Chapter 6: Integrating with Paid APIs¶
6.1 Why Use Paid APIs?¶
While open-source models are powerful, paid APIs:
-
Require no setup or training.
-
Are heavily optimized (fast inference).
-
Provide access to state-of-the-art models like GPT-4, DALL·E, or CartoonGAN.
-
Help you ship projects faster.
Examples of what you can do:
Project Type | Paid API Option | Task Performed |
---|---|---|
Chatbot / Assistant | OpenAI GPT-3.5/GPT-4 | Generate responses |
Meme Generator | OpenAI (captioning) | Funny/witty text |
Cartoonizer | Replicate (CartoonGAN) | Image-to-cartoon transformation |
Image Generator | Stability AI (SDXL) | Generate art or visuals |
Translator | DeepL API / OpenAI GPT | Translate between languages |
6.2 Using OpenAI API (Text-Based)¶
Installation
pip install openai python-dotenv
OPENAI_API_KEY=sk-xxxxxxxxxxxxxxxxxxxxx
import openai
import os
from dotenv import load_dotenv
load_dotenv()
openai.api_key = os.getenv("OPENAI_API_KEY")
@app.post("/generate")
def generate_caption(request: PromptInput):
response = openai.ChatCompletion.create(
model="gpt-3.5-turbo",
messages=[
{"role": "system", "content": "You are a funny meme caption generator."},
{"role": "user", "content": request.prompt}
]
)
return {"caption": response['choices'][0]['message']['content']}
You can switch to gpt-4 later by changing the model name.
6.3 Using Replicate API (Image-Based)¶
installation
pip install replicate
REPLICATE_API_TOKEN=r8_your_api_token_here
import replicate
import os
replicate.Client(api_token=os.getenv("REPLICATE_API_TOKEN"))
def cartoonize_image(image_path):
output = replicate.run(
"tstramer/cartoonify:latest",
input={"image": open(image_path, "rb")}
)
return output # typically a URL
6.4 Securing API Keys in Production¶
Best Practices:
-
Use .env for local development.
-
Use Secrets tab in Railway / Hugging Face Spaces / Vercel for production.
-
In frontend projects, never expose API keys directly.

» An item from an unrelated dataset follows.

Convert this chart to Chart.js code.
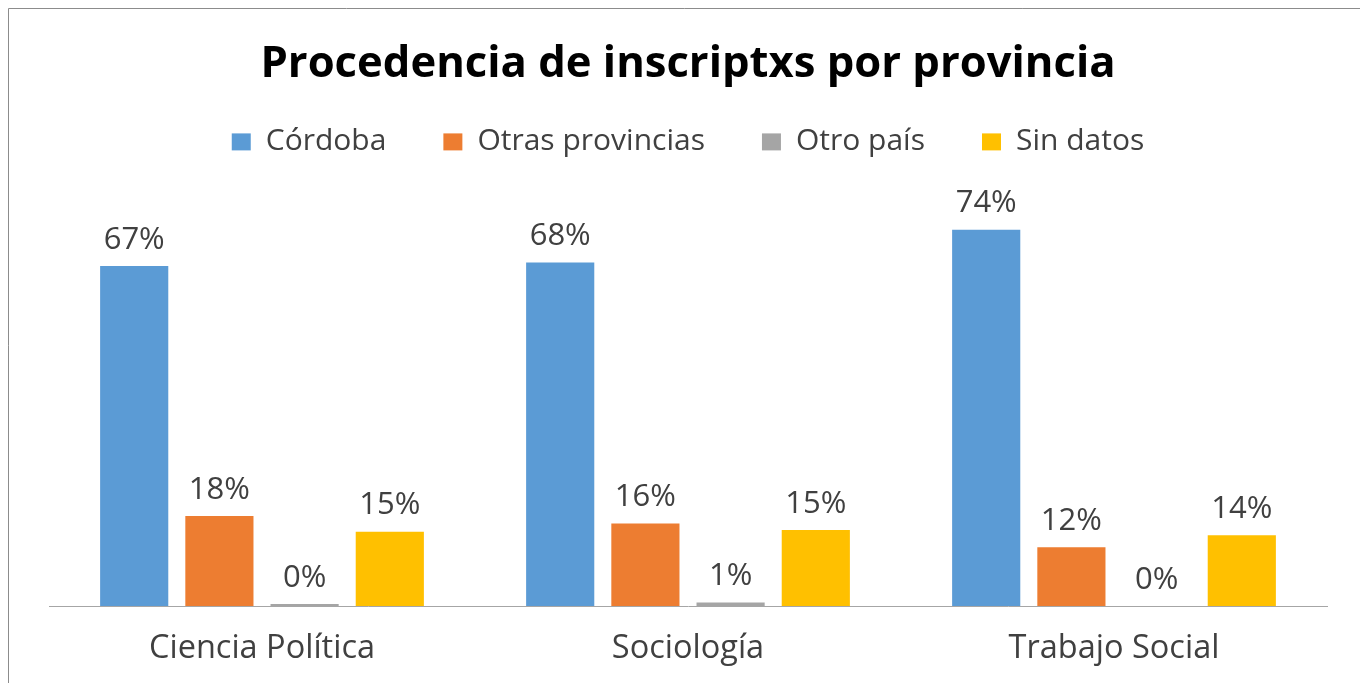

○ Frontend → calls backend → backend calls OpenAI.
6.5 Cost Control Tips (Prevent Exploding Bills)¶
Tip | Description |
---|---|
Limit request frequency | Add cooldown or delay between calls (e.g., 1 call/10s) |
Monitor token usage | Log token usage per request (OpenAI provides this) |
Use smaller models | Prefer gpt-3.5-turbo instead of gpt-4 |
Block long prompts | Enforce input length limit from frontend |
Add caching | Cache repeated results (e.g., for meme captions) |
Summarize before sending | If chaining user inputs, summarize old messages |
Hugging Face & Railway let you inspect logs and rate-limit usage if needed.

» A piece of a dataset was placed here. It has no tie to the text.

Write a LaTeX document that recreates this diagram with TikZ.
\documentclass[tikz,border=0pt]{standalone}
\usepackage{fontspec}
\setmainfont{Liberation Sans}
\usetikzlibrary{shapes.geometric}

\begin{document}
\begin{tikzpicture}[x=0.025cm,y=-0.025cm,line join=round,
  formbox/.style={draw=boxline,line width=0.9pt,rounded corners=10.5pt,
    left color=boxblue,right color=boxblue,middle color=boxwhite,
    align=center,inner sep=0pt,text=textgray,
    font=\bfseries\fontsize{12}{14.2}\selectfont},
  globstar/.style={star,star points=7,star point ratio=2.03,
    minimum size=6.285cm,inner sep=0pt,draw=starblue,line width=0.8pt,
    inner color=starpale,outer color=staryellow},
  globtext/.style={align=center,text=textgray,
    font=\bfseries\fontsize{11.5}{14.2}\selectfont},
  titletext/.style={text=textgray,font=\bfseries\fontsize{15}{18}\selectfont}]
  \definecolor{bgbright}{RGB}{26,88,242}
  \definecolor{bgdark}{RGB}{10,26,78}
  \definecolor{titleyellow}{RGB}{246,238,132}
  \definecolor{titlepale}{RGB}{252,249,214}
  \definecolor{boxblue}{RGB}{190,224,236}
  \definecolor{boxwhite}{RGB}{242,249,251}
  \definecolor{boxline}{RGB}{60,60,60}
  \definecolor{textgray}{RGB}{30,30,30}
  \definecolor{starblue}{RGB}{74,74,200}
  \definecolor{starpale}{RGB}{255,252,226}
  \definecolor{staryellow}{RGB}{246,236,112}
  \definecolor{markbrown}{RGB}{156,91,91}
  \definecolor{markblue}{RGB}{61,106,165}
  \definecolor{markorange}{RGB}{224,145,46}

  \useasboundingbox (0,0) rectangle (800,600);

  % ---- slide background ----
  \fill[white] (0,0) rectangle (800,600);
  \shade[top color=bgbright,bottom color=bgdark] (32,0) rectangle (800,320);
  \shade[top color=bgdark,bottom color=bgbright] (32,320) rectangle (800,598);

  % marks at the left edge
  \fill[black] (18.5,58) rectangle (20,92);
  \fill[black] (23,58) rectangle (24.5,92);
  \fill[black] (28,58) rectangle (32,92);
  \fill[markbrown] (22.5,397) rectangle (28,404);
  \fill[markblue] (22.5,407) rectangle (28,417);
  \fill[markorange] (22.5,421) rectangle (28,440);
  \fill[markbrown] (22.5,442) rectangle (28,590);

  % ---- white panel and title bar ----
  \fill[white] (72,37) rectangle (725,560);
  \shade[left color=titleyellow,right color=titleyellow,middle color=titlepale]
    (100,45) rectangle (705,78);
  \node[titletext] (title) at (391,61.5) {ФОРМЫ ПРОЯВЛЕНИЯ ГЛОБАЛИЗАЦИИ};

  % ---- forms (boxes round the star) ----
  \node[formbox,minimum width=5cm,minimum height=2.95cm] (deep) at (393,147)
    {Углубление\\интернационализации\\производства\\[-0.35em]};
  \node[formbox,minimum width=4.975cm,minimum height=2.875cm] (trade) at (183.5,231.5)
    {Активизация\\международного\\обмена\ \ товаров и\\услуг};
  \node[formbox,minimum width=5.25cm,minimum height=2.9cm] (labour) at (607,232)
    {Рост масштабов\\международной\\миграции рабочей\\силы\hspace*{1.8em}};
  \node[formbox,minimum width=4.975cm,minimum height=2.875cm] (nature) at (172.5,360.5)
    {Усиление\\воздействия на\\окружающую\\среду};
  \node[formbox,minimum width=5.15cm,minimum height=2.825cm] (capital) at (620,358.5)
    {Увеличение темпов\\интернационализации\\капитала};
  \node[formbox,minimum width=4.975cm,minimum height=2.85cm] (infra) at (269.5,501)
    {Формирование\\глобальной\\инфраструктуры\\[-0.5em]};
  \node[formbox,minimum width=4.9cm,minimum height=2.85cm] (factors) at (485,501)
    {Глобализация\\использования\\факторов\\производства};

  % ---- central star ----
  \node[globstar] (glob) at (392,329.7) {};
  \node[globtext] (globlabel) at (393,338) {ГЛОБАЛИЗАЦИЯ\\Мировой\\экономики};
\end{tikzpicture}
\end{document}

6.6 Testing with Rate Limits¶
Here’s a simple example using a manual throttle:
import time
last_request_time = 0
def call_api_throttled(prompt):
global last_request_time
now = time.time()
if now - last_request_time < 5: # 5 sec cooldown
return {"error": "Please wait before trying again."}
last_request_time = now
# continue with API call
For production, you can use:
-
Redis for persistent rate tracking
-
FastAPI middleware to track usage per IP/user
6.7 When to Use Paid APIs (vs Free Models)¶
Situation | Use Paid API? |
---|---|
You need quick prototyping | Yes (fastest to deploy) |
You’re demoing for recruiters | Yes (polished output) |
You’re building MVP for users | Yes (lower risk) |
You’re training custom models | Use open-source |
You want offline access | Use local inference |
You’re processing huge volume | May be too expensive |
Start with APIs, then optimize with free or local alternatives when scaling.
--
Chapter Summary¶
-
You’ve integrated OpenAI and Replicate APIs into your backend.
-
Your keys are secured with .env and deployment secrets.
-
You’ve added cost control, safe request handling, and fallback logic.
-
You're now ready to build production-level AI features efficiently!